Integer scaling will be supported by Intel Gen11 and next-gen Xe graphics, a feature which has been requested by enthusiasts for quite a while now. Intel’s Lisa Pierce confirmed that the patch for Gen11 chips will release in August, with future Intel Xe graphics to follow along in 2020.
Integer scaling is a technique which takes each pixel and times it by four. The resulting values are identical to their original values, but the user retains clarity and sharpness in the image all along the way. Current upscaling techniques append color values for pixels, which leaves lines and text blurry in games. Nearest neighbor interpolation carries out a similar task, but is a bit more precise, leaving games with the same loss in image quality.
These current upscaling techniques create a blur which is especially noticeable in pixel art games. With 4K screens becoming more common, the RTX 2080 Ti staggers along by fitting all 8,294,400 pixels at once. This is far from ideal and reformation is overdue. Integer scaling allows you to drop the resolution, take a load off your GPU, all while keeping the visual quality the same.

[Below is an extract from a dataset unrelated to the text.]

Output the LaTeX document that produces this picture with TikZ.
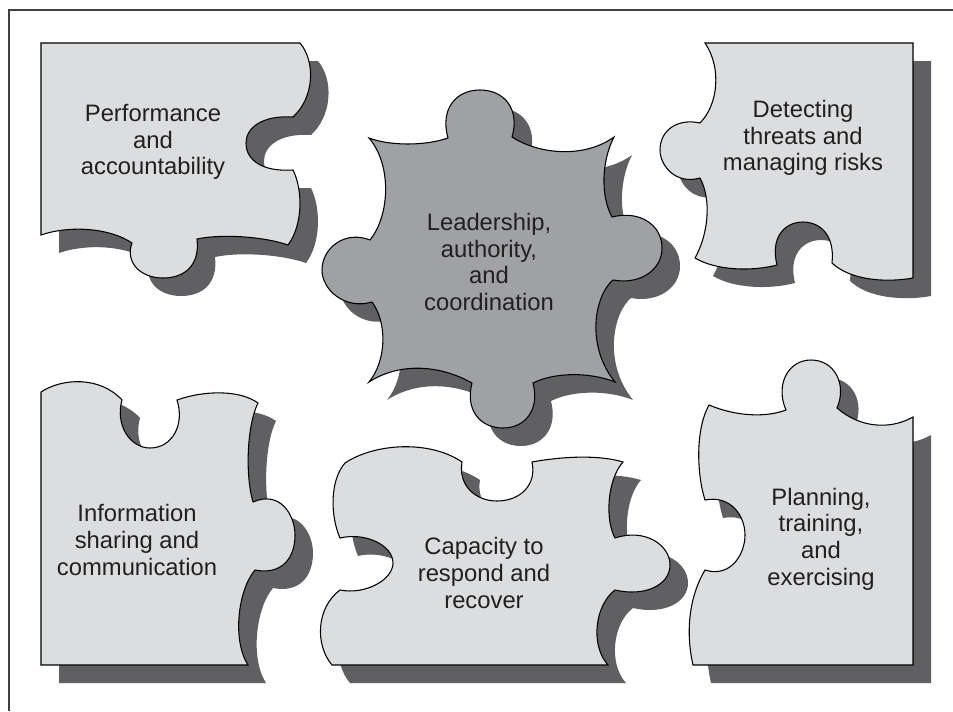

Intel is certainly engaging its community, via Reddit and feedback, with its graphics card development. Here’s what marketing lead, Chris Hook had to say:
“So every time this stuff comes up, these get widely circulated. So they go to all the engineering leaders. We go on a little bit of a tour on them and we share them. The engineers love this stuff. They’re really really interested. They often delve into them, try to anticipate what we’re going to come in and talk about, what they think the community’s interested in. So these drive a lot of discussions”
Gen9 graphics cards won’t be supporting integer scaling, as most of the hardware in desktops and mobile chips before Ice Lake don’t support nearest-neighbor algorithms. This functionality will be available in the latest 10nm processors and Intel Xe, which arrives next year.
This new upscaling technique will be available via the Intel Graphics command center at the end of August.